[Raw data]:

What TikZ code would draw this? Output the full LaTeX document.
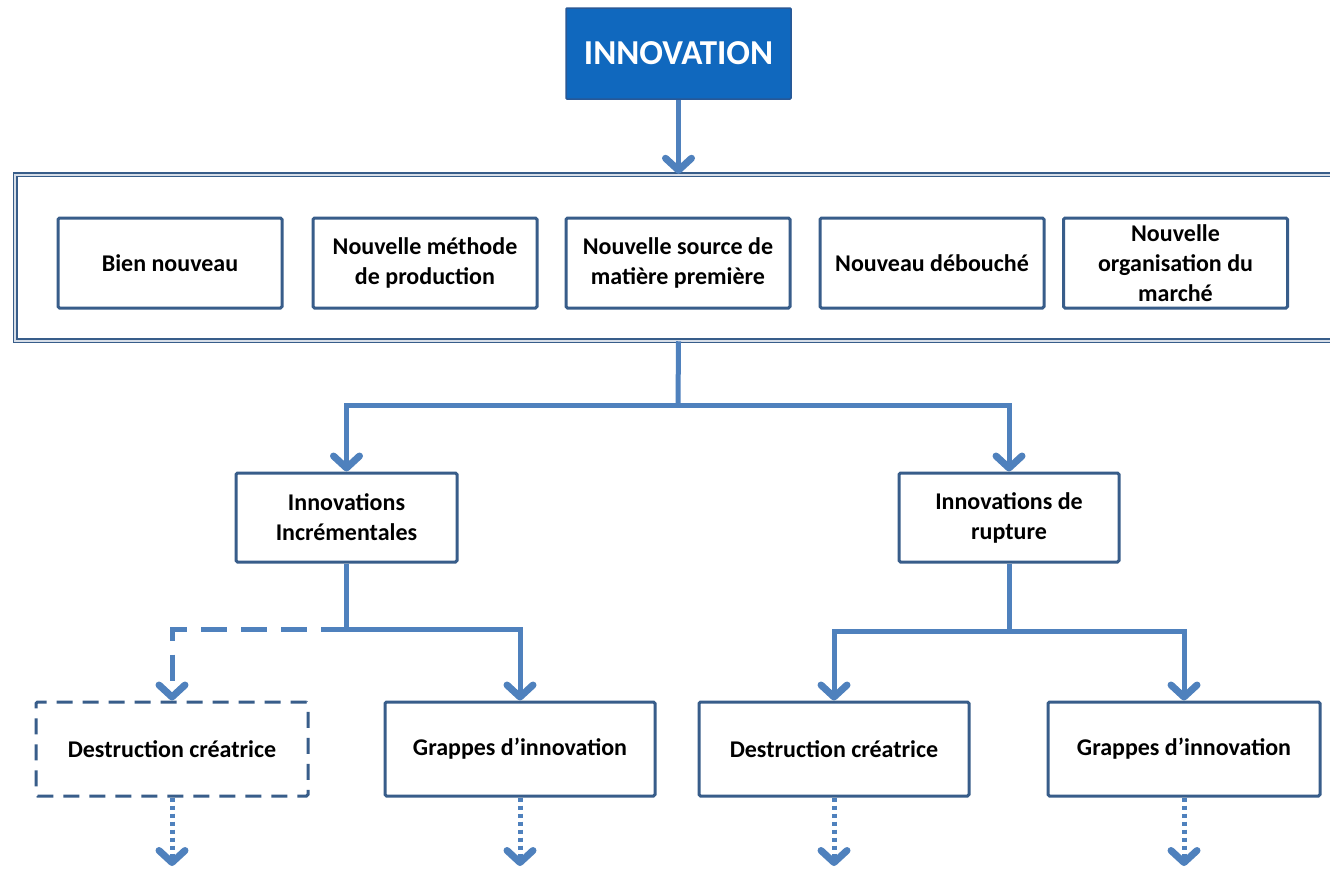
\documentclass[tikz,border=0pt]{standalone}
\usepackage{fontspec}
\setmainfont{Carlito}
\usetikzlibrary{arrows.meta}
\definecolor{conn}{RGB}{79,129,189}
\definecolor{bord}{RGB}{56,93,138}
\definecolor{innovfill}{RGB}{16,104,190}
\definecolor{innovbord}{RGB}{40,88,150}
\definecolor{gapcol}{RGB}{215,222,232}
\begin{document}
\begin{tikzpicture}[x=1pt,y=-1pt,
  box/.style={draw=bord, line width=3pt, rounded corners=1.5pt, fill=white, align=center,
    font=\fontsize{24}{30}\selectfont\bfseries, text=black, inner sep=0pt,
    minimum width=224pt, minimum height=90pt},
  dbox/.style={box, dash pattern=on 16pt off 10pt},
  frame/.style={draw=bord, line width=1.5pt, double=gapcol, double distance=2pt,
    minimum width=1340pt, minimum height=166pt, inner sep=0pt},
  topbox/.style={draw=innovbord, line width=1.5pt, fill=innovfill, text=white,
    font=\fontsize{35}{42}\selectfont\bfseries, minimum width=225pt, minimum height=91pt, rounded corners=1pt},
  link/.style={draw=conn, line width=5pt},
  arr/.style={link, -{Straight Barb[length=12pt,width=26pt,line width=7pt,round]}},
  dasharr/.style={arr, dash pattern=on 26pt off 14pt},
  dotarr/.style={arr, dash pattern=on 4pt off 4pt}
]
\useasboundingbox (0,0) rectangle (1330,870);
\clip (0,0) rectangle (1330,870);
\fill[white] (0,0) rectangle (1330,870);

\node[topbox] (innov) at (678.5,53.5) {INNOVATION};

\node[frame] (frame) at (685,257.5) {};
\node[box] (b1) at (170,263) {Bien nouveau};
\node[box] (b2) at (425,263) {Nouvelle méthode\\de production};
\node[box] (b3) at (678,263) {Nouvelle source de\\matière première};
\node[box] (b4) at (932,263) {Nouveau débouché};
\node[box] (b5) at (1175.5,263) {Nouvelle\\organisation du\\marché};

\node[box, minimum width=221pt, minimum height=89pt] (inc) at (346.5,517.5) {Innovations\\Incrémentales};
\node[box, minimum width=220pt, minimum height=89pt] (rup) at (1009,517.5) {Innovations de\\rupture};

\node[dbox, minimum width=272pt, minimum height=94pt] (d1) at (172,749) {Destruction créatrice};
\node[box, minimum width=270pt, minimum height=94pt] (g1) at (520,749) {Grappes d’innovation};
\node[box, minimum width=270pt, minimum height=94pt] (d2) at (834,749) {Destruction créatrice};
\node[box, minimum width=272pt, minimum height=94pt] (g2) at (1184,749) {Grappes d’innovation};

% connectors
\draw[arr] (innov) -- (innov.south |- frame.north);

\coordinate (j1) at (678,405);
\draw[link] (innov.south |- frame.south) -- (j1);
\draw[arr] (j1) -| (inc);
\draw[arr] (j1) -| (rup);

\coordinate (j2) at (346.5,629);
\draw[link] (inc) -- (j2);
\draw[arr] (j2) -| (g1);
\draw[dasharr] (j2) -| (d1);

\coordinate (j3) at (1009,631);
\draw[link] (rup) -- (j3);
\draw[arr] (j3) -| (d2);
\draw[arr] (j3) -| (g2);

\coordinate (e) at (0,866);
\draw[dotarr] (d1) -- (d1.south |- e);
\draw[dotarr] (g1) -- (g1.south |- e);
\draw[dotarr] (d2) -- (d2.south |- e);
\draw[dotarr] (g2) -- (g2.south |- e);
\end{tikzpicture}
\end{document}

[What the task requires]: Take the data above and repeat it exactly, leaving each picture out.

[Full answer]:
What TikZ code would draw this? Output the full LaTeX document.
\documentclass[tikz,border=0pt]{standalone}
\usepackage{fontspec}
\setmainfont{Carlito}
\usetikzlibrary{arrows.meta}
\definecolor{conn}{RGB}{79,129,189}
\definecolor{bord}{RGB}{56,93,138}
\definecolor{innovfill}{RGB}{16,104,190}
\definecolor{innovbord}{RGB}{40,88,150}
\definecolor{gapcol}{RGB}{215,222,232}
\begin{document}
\begin{tikzpicture}[x=1pt,y=-1pt,
  box/.style={draw=bord, line width=3pt, rounded corners=1.5pt, fill=white, align=center,
    font=\fontsize{24}{30}\selectfont\bfseries, text=black, inner sep=0pt,
    minimum width=224pt, minimum height=90pt},
  dbox/.style={box, dash pattern=on 16pt off 10pt},
  frame/.style={draw=bord, line width=1.5pt, double=gapcol, double distance=2pt,
    minimum width=1340pt, minimum height=166pt, inner sep=0pt},
  topbox/.style={draw=innovbord, line width=1.5pt, fill=innovfill, text=white,
    font=\fontsize{35}{42}\selectfont\bfseries, minimum width=225pt, minimum height=91pt, rounded corners=1pt},
  link/.style={draw=conn, line width=5pt},
  arr/.style={link, -{Straight Barb[length=12pt,width=26pt,line width=7pt,round]}},
  dasharr/.style={arr, dash pattern=on 26pt off 14pt},
  dotarr/.style={arr, dash pattern=on 4pt off 4pt}
]
\useasboundingbox (0,0) rectangle (1330,870);
\clip (0,0) rectangle (1330,870);
\fill[white] (0,0) rectangle (1330,870);

\node[topbox] (innov) at (678.5,53.5) {INNOVATION};

\node[frame] (frame) at (685,257.5) {};
\node[box] (b1) at (170,263) {Bien nouveau};
\node[box] (b2) at (425,263) {Nouvelle méthode\\de production};
\node[box] (b3) at (678,263) {Nouvelle source de\\matière première};
\node[box] (b4) at (932,263) {Nouveau débouché};
\node[box] (b5) at (1175.5,263) {Nouvelle\\organisation du\\marché};

\node[box, minimum width=221pt, minimum height=89pt] (inc) at (346.5,517.5) {Innovations\\Incrémentales};
\node[box, minimum width=220pt, minimum height=89pt] (rup) at (1009,517.5) {Innovations de\\rupture};

\node[dbox, minimum width=272pt, minimum height=94pt] (d1) at (172,749) {Destruction créatrice};
\node[box, minimum width=270pt, minimum height=94pt] (g1) at (520,749) {Grappes d’innovation};
\node[box, minimum width=270pt, minimum height=94pt] (d2) at (834,749) {Destruction créatrice};
\node[box, minimum width=272pt, minimum height=94pt] (g2) at (1184,749) {Grappes d’innovation};

% connectors
\draw[arr] (innov) -- (innov.south |- frame.north);

\coordinate (j1) at (678,405);
\draw[link] (innov.south |- frame.south) -- (j1);
\draw[arr] (j1) -| (inc);
\draw[arr] (j1) -| (rup);

\coordinate (j2) at (346.5,629);
\draw[link] (inc) -- (j2);
\draw[arr] (j2) -| (g1);
\draw[dasharr] (j2) -| (d1);

\coordinate (j3) at (1009,631);
\draw[link] (rup) -- (j3);
\draw[arr] (j3) -| (d2);
\draw[arr] (j3) -| (g2);

\coordinate (e) at (0,866);
\draw[dotarr] (d1) -- (d1.south |- e);
\draw[dotarr] (g1) -- (g1.south |- e);
\draw[dotarr] (d2) -- (d2.south |- e);
\draw[dotarr] (g2) -- (g2.south |- e);
\end{tikzpicture}
\end{document}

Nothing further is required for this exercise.